Number of “Coopetitive” Suppliers

20-200

Depth of Supplier Hierarchy

6-12 levels

Number of Coordination Groups

20-200
Table 1. Complexity of SISOS Solution Spaces.

In trying to help some early SISOS programs apply the risk-sriven spiral model, I’ve found that that spiral model and other process, product, cost, and schedule models need considerable rethinking, particularly when rapid change needs to be coordinated among as many stakeholders as are shown in Table 1. Space limitations make it infeasible to discuss these in detail, but the best approach evolved so far involves, in Rational Unified Process terms:



  1. Longer-than-usual Inception and Elaboration phases, to concurrently engineer and validate the consistency and feasibility of the operation, requirements, architecture, prototypes, and plans; to select and harmonize the suppliers; and to develop validated baseline specifications and plans for each validated increment.

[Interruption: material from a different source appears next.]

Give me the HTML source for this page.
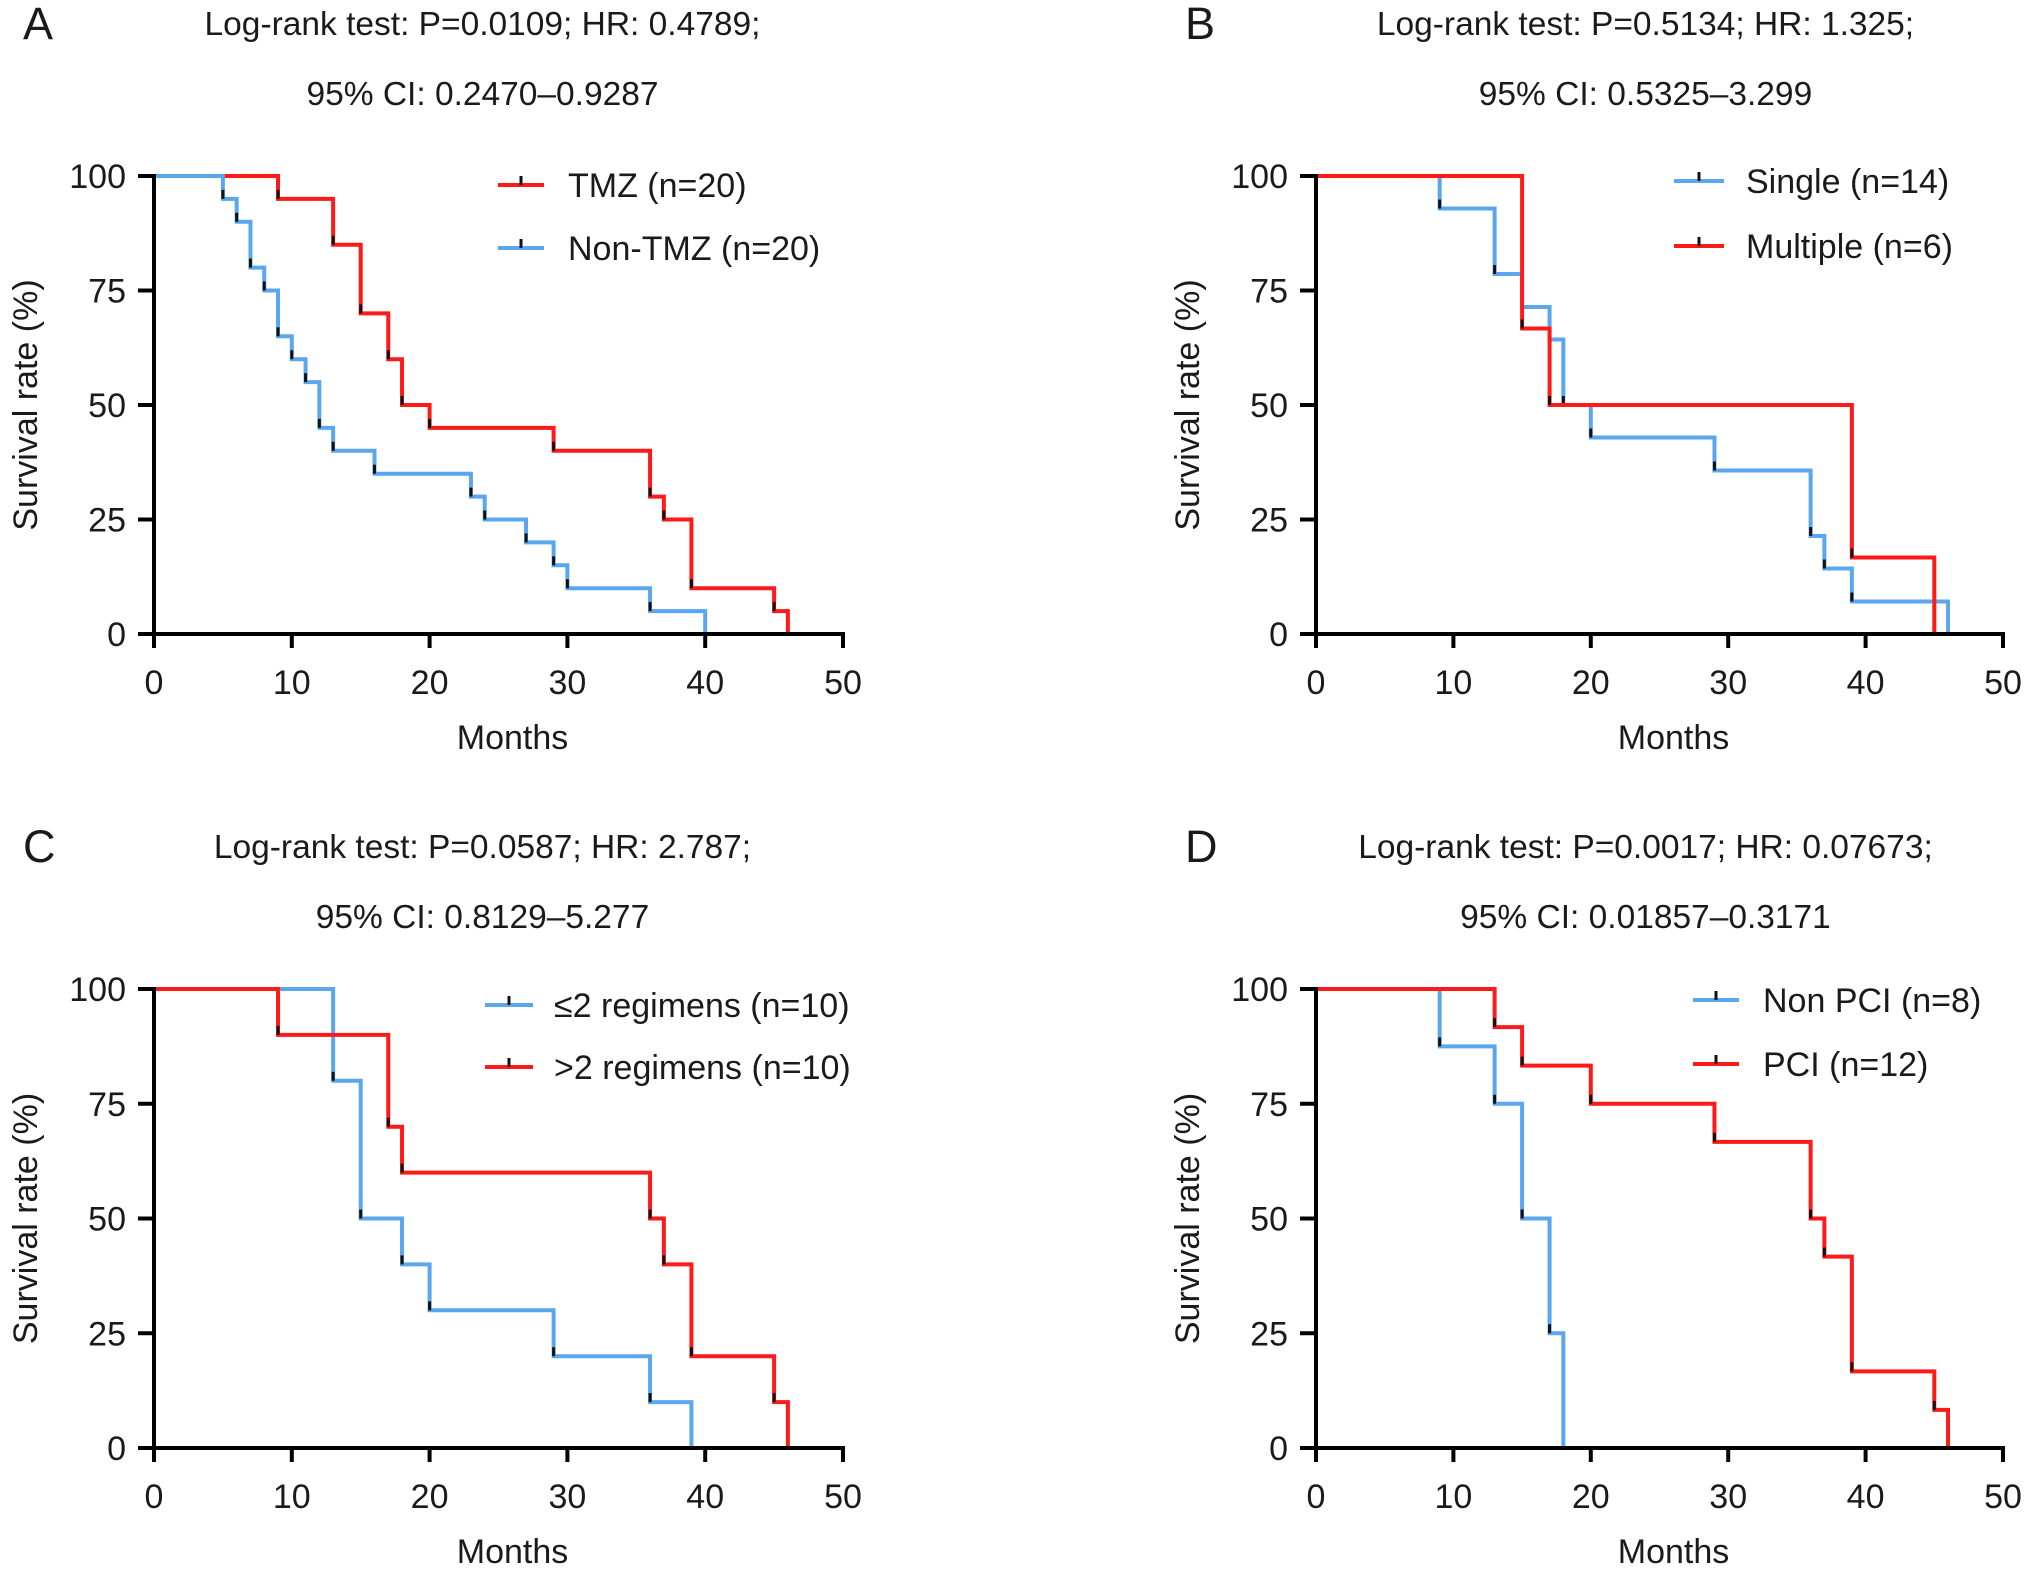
<!DOCTYPE html>
<html><head><meta charset="utf-8"><style>
html,body{margin:0;padding:0;background:#fff;}
svg{display:block;font-family:"Liberation Sans",Arial,sans-serif;}
</style></head><body>
<svg id="fig" width="2032" height="1577" viewBox="0 0 2032 1577" xmlns="http://www.w3.org/2000/svg"></svg>
<script>
// Panel A
const aTmzT=[0,9,13,15,17,18,20,29,36,37,39,45,46];
const aTmzS=[100,95,85,70,60,50,45,40,30,25,10,5,0];
const aNonT=[0,5,6,7,8,9,10,11,12,13,16,23,24,27,29,30,36,40];
const aNonS=[100,95,90,80,75,65,60,55,45,40,35,30,25,20,15,10,5,0];
// Panel B
const bSingleT=[0,9,13,15,17,18,20,29,36,37,39,46];
const bSingleS=[100,92.9,78.6,71.4,64.3,50,42.9,35.7,21.4,14.3,7.1,0];
const bMultT=[0,15,17,39,45];
const bMultS=[100,66.7,50,16.7,0];
// Panel C
const cLowT=[0,13,15,18,20,29,36,39];
const cLowS=[100,80,50,40,30,20,10,0];
const cHighT=[0,9,17,18,36,37,39,45,46];
const cHighS=[100,90,70,60,50,40,20,10,0];
// Panel D
const dNonT=[0,9,13,15,17,18];
const dNonS=[100,87.5,75,50,25,0];
const dPciT=[0,13,15,20,29,36,37,39,45,46];
const dPciS=[100,91.7,83.3,75,66.7,50,41.7,16.7,8.3,0];
const xTicks=[0,10,20,30,40,50];
const yTicks=[0,25,50,75,100];

const RED="#ff1a1a", BLUE="#5aa6ef", TXT="#1a1a1a";
const NS="http://www.w3.org/2000/svg";
const svg=document.getElementById('fig');
function el(tag,attrs,parent){const e=document.createElementNS(NS,tag);for(const k in attrs)e.setAttribute(k,attrs[k]);(parent||svg).appendChild(e);return e;}

const panels=[
 {id:'a',letter:'A',x0:154,x1:843,y0:634,y1:176,t1:'Log-rank test: P=0.0109; HR: 0.4789;',t2:'95% CI: 0.2470–0.9287',ty:23,
  series:[{n:'tmz',T:aTmzT,S:aTmzS,c:RED,lab:'TMZ (n=20)'},{n:'non-tmz',T:aNonT,S:aNonS,c:BLUE,lab:'Non-TMZ (n=20)'}],lx:498,lx2:544,tx:568,ly:[185,248]},
 {id:'b',letter:'B',x0:1316,x1:2003,y0:634,y1:176,t1:'Log-rank test: P=0.5134; HR: 1.325;',t2:'95% CI: 0.5325–3.299',ty:23,
  series:[{n:'single',T:bSingleT,S:bSingleS,c:BLUE,lab:'Single (n=14)'},{n:'multiple',T:bMultT,S:bMultS,c:RED,lab:'Multiple (n=6)'}],lx:1674,lx2:1724,tx:1746,ly:[181,246]},
 {id:'c',letter:'C',x0:154,x1:843,y0:1448,y1:989,t1:'Log-rank test: P=0.0587; HR: 2.787;',t2:'95% CI: 0.8129–5.277',ty:846,
  series:[{n:'le2-regimens',T:cLowT,S:cLowS,c:BLUE,lab:'≤2 regimens (n=10)'},{n:'gt2-regimens',T:cHighT,S:cHighS,c:RED,lab:'>2 regimens (n=10)'}],lx:485,lx2:533,tx:554,ly:[1005,1067]},
 {id:'d',letter:'D',x0:1316,x1:2003,y0:1448,y1:989,t1:'Log-rank test: P=0.0017; HR: 0.07673;',t2:'95% CI: 0.01857–0.3171',ty:846,
  series:[{n:'non-pci',T:dNonT,S:dNonS,c:BLUE,lab:'Non PCI (n=8)'},{n:'pci',T:dPciT,S:dPciS,c:RED,lab:'PCI (n=12)'}],lx:1693,lx2:1739,tx:1763,ly:[1000,1064]}
];

panels.forEach(p=>{
  const g=el('g',{});
  
  
  const xs=v=>p.x0+(p.x1-p.x0)*v/50;
  const ys=v=>p.y0+(p.y1-p.y0)*v/100;
  const cx=(p.x0+p.x1)/2+(p.id==='a'||p.id==='c'?-16:-14);
  const L=el('text',{x:p.x0-131,y:p.ty+16,'font-size':45,fill:TXT},g);L.textContent=p.letter;
  
  const T1=el('text',{x:cx,y:p.ty+12,'font-size':33.5,'text-anchor':'middle',fill:TXT},g);T1.textContent=p.t1;
  
  const T2=el('text',{x:cx,y:p.ty+82,'font-size':33.5,'text-anchor':'middle',fill:TXT},g);T2.textContent=p.t2;
  
  p.series.forEach((s,si)=>{
    let d='M'+xs(s.T[0])+' '+ys(s.S[0]);
    for(let i=1;i<s.T.length;i++){d+=' H'+xs(s.T[i])+' V'+ys(s.S[i]);}
    const path=el('path',{d:d,fill:'none',stroke:s.c,'stroke-width':4,'stroke-linejoin':'miter'},g);
    
    for(let i=1;i<s.T.length-1;i++){
      const tk=el('line',{x1:xs(s.T[i]),x2:xs(s.T[i]),y1:ys(s.S[i]),y2:ys(s.S[i])-9,stroke:'#111','stroke-width':3},g);
      
    }
    const ly=p.ly[si];
    const ll=el('line',{x1:p.lx,x2:p.lx2,y1:ly,y2:ly,stroke:s.c,'stroke-width':4},g);
    
    const lm=el('line',{x1:(p.lx+p.lx2)/2,x2:(p.lx+p.lx2)/2,y1:ly,y2:ly-9,stroke:'#111','stroke-width':3},g);
    
    const lt=el('text',{x:p.tx,y:ly+12,'font-size':34,fill:TXT},g);lt.textContent=s.lab;
    
  });
  const ax=el('path',{d:`M${p.x0} ${p.y1-2} V${p.y0} H${p.x1+2}`,fill:'none',stroke:'#000','stroke-width':4},g);
  
  xTicks.forEach(v=>{
    const t=el('line',{x1:xs(v),x2:xs(v),y1:p.y0,y2:p.y0+14,stroke:'#000','stroke-width':4},g);
    
    const tl=el('text',{x:xs(v),y:p.y0+60,'font-size':34,'text-anchor':'middle',fill:TXT},g);tl.textContent=v;
    
  });
  yTicks.forEach(v=>{
    const t=el('line',{x1:p.x0-16,x2:p.x0,y1:ys(v),y2:ys(v),stroke:'#000','stroke-width':4},g);
    
    const tl=el('text',{x:p.x0-28,y:ys(v)+12,'font-size':34,'text-anchor':'end',fill:TXT},g);tl.textContent=v;
    
  });
  const xt=el('text',{x:(p.x0+p.x1)/2+14,y:p.y0+115,'font-size':34,'text-anchor':'middle',fill:TXT},g);xt.textContent='Months';
  
  const ycy=(p.y0+p.y1)/2;const ycx=p.x0-117;
  const yt=el('text',{x:ycx,y:ycy,'font-size':34,'text-anchor':'middle',fill:TXT,transform:`rotate(-90 ${ycx} ${ycy})`},g);yt.textContent='Survival rate (%)';
  
});
</script>
</body></html>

  2. Short, highly stabilized Construction-phase increments developed by a dedicated team of people who are good at efficiently and effectively building software to a given set of specifications and plans.

  3. A dedicated, continuous verification and validation (V&V) effort during the Construction phase by people who are good at V&V, providing rapid defect feedback to the developers.

  4. A concurrent agile-rebaselining effort by people who are good at rapidly adapting to change and renegotiating the specifications and plans for the next Construction increment.

Further elaboration of the top SISOS risks and the process above are in [35] and [39]. Other good SISOS references are [95], [135], and [50].